Gospel’s Birthplace Nearly Leveled By Chicago Storm
Chicago’s Pilgrim Baptist Church was gutted by fire in 2006 and now, following this week’s windstorms, has been reduced to two walls.
According to the Chicago Sun-Times, the location was set to become the National Museum of Gospel Music in recognition of the historic role the church played in crafting the musical style. Thomas A. Dorsey, the so-called “father of gospel music,” served as the Pilgrim Baptist Church’s choir director from the 1930s through the Seventies.
The once-majestic structure on Chicago’s South Side was built in 1890, designed by Dankmar Adler and Louis Sullivan. Originally a synagogue, the building became a church in 1922. Regarded as the birthplace of gospel due to Dorsey’s involvement, the church has seen performances by the likes of Aretha Franklin, the Staples Singers and Mahala Jackson. Dorsey, for his part, penned gospel standards like “Precious Lord, Take My Hand.”
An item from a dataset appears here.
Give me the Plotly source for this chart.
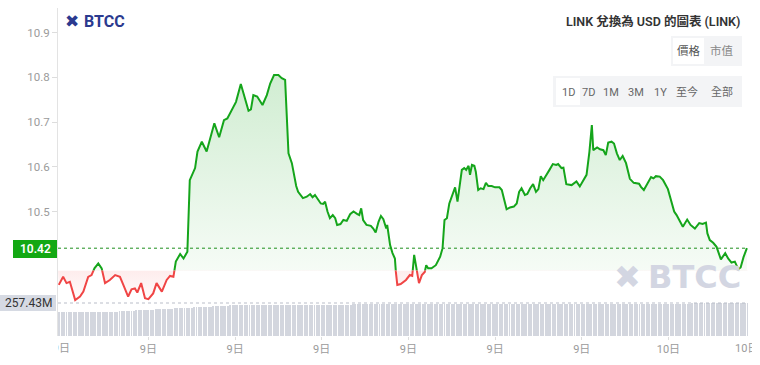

The church began fundraising in 2017 to convert the burned-out structure into a gospel museum, and it seems this week’s storm may hasten those plans. Don Jackson — founder and CEO of Chicago-based Central City Productions — told the Sun-Times: “This forces the urgency. This has been a blessing for the project that says that we need to get started.” The museum is slated to open in September 2022 with a projected contribution from both Chicago and Illinois totaling $10 million. Jackson says the project is estimated to cost $48 million.
The location could also be converted into an open-air concert venue or a fieldhouse should renovations prove too expensive, according to Ward Miller, executive director of Preservation Chicago.